In November legislators passed a new U.S. House map, but voting-rights and progressive groups sued. The Ohio Supreme Court threw out that map Jan. 14 on the same grounds — unfairly favoring Republicans.

Justices told the General Assembly to try again. The General Assembly took no action, however, sending the job back to the redistricting commission.

The commission on March 2 approved another U.S. House map, again voting 5-2 without Democratic support. It would create 10 safe Republican districts and three safe Democratic ones, with two toss-ups narrowly favoring Democrats.

The Supreme Court case schedule indicates the court will not rule on the congressional map before late May. Unless a federal court intervenes, the congressional map adopted March 2 will likely be used for the 2022 election.

“Given that the revised congressional maps made only slight changes (from the overturned first version), the current Supreme Court is likely to rule those unconstitutional again — that map could be changed again for 2024,” Miller said.

But Chief Justice Maureen O’Connor’s retirement on Jan. 1, 2023, may shift the direction of that decision, Miller said.

The congressional map likely to be used this time favors Republican candidates more than the previous one, appearing to eliminate one Democratic seat, Miller said.
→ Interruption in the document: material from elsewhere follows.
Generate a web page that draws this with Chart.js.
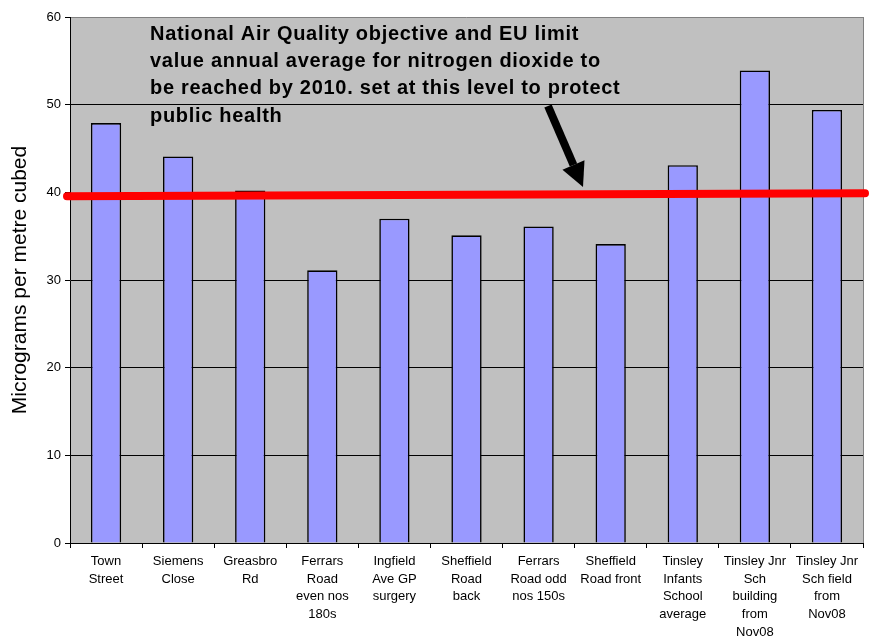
<!DOCTYPE html>
<html>
<head>
<meta charset="utf-8">
<script src="https://cdn.jsdelivr.net/npm/chart.js@4"></script>
<style>
  html, body { margin: 0; padding: 0; background: #fff; }
  #wrap { width: 871px; height: 637px; }
</style>
</head>
<body>
<div id="wrap"><canvas id="no2Chart" width="871" height="637"></canvas></div>
<script>
const sites = [
  ['Town', 'Street'],
  ['Siemens', 'Close'],
  ['Greasbro', 'Rd'],
  ['Ferrars', 'Road', 'even nos', '180s'],
  ['Ingfield', 'Ave GP', 'surgery'],
  ['Sheffield', 'Road', 'back'],
  ['Ferrars', 'Road odd', 'nos 150s'],
  ['Sheffield', 'Road front'],
  ['Tinsley', 'Infants', 'School', 'average'],
  ['Tinsley Jnr', 'Sch', 'building', 'from', 'Nov08'],
  ['Tinsley Jnr', 'Sch field', 'from', 'Nov08']
];
const no2Values = [47.9, 44.1, 40.2, 31.1, 37.0, 35.1, 36.1, 34.1, 43.1, 53.9, 49.4];
// drawn objective line, slightly sloped as in the original (left, right)
const limitLine = [39.55, 39.9];
const yTicks = [0, 10, 20, 30, 40, 50, 60];
const noteLines = [
  'National Air Quality objective and EU limit',
  'value annual average for nitrogen dioxide to',
  'be reached by 2010. set at this level to protect',
  'public health'
];

const FONT = "Arial, 'Liberation Sans', sans-serif";

const decor = {
  id: 'decor',
  beforeDraw(chart) {
    const { ctx, chartArea: a } = chart;
    ctx.save();
    ctx.fillStyle = '#c0c0c0';
    ctx.fillRect(a.left, a.top, a.right - a.left, a.bottom - a.top);
    ctx.strokeStyle = '#808080';
    ctx.lineWidth = 1;
    ctx.beginPath();
    ctx.moveTo(a.right + 0.5, a.top);
    ctx.lineTo(a.right + 0.5, a.bottom);
    ctx.moveTo(a.left, a.top + 0.5);
    ctx.lineTo(a.right, a.top + 0.5);
    ctx.stroke();
    ctx.restore();
  },
  afterDatasetsDraw(chart) {
    const { ctx, chartArea: a, scales } = chart;
    const y = scales.y;
    ctx.save();
    // red objective line
    ctx.strokeStyle = '#ff0000';
    ctx.lineWidth = 8;
    ctx.lineCap = 'round';
    ctx.beginPath();
    ctx.moveTo(a.left - 3, y.getPixelForValue(limitLine[0]));
    ctx.lineTo(a.right + 2, y.getPixelForValue(limitLine[1]));
    ctx.stroke();

    // annotation text
    ctx.fillStyle = '#000';
    ctx.font = 'bold 20px ' + FONT;
    ctx.letterSpacing = '0.7px';
    ctx.textBaseline = 'middle';
    noteLines.forEach((t, i) => ctx.fillText(t, a.left + 80, a.top + 17 + i * 27.4));

    // arrow
    const x0 = a.left + 478, y0 = a.top + 89;
    const x1 = a.left + 513, y1 = a.top + 170;
    const ang = Math.atan2(y1 - y0, x1 - x0);
    const headLen = 24, headW = 12;
    const bx = x1 - headLen * Math.cos(ang), by = y1 - headLen * Math.sin(ang);
    ctx.strokeStyle = '#000';
    ctx.lineWidth = 8;
    ctx.lineCap = 'butt';
    ctx.beginPath();
    ctx.moveTo(x0, y0);
    ctx.lineTo(bx, by);
    ctx.stroke();
    ctx.beginPath();
    ctx.moveTo(x1, y1);
    ctx.lineTo(bx + headW * Math.sin(ang), by - headW * Math.cos(ang));
    ctx.lineTo(bx - headW * Math.sin(ang), by + headW * Math.cos(ang));
    ctx.closePath();
    ctx.fill();
    ctx.restore();
  }
};

new Chart(document.getElementById('no2Chart'), {
  type: 'bar',
  data: {
    labels: sites,
    datasets: [{
      data: no2Values,
      backgroundColor: '#9999ff',
      borderColor: '#000',
      borderWidth: 1.6,
      categoryPercentage: 0.42,
      barPercentage: 1
    }]
  },
  options: {
    responsive: false,
    animation: false,
    layout: { padding: { top: 17, right: 8, left: 0, bottom: 0 } },
    plugins: {
      legend: { display: false },
      tooltip: { enabled: false }
    },
    scales: {
      x: {
        grid: {
          offset: true,
          drawOnChartArea: false,
          color: '#000',
          tickLength: 5
        },
        border: { color: '#000', width: 1 },
        ticks: {
          color: '#000',
          maxRotation: 0,
          autoSkip: false,
          padding: 5,
          font: { family: FONT, size: 13, lineHeight: 1.35 }
        },
        afterFit(s) { s.height = 94; }
      },
      y: {
        min: 0,
        max: 60,
        afterBuildTicks(s) { s.ticks = yTicks.map(v => ({ value: v })); },
        grid: {
          // 60 is the frame top; the 40 line sits under the red objective line
          color: c => (c.tick && (c.tick.value === 60 || c.tick.value === 40)) ? 'rgba(0,0,0,0)' : '#000',
          tickLength: 5,
          tickColor: '#000'
        },
        border: { color: '#000', width: 1 },
        ticks: {
          color: '#000',
          padding: 4,
          font: { family: FONT, size: 13 }
        },
        title: {
          display: true,
          text: 'Micrograms per metre cubed',
          color: '#000',
          padding: { top: 8, bottom: 4 },
          font: { family: FONT, size: 21 }
        },
        afterFit(s) { s.width = 70; }
      }
    }
  },
  plugins: [decor]
});
</script>
</body>
</html>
A Republican group filed suit in the U.S. District Court for the Southern District of Ohio, demanding that judges order the state to use the General Assembly district maps the Ohio Supreme Court rejected Feb. 17. The federal court could order use of those maps, the previous decade’s maps, the most recently approved ones, reschedule the primary election, or take no action.

On March 30 a three-judge panel of the U.S. District Court refused to intervene, but reserved the right to do so if the state doesn’t settle on maps by April 20.

Political partisanship is more extreme now than anytime since the Civil War era, and the division between rural and urban voters has never been higher, Hannah said. That makes the stakes feel higher, he said.

“And while the ballot initiatives passed by voters should have made this a more bipartisan process, the GOP has developed a strategy to try to get the same partisan outcomes by running out the clock,” Hannah said.

But political preferences and geographic changes could change unpredictably over the next decade, meaning today’s political calculations wouldn’t always produce their expected result, he said.

“Because this has turned into a fiasco, I would not be surprised if we see efforts to adopt a nonpartisan redistricting commission,” Hannah said. “And given the makeup of our Statehouse, this will probably only be adopted through an initiative.”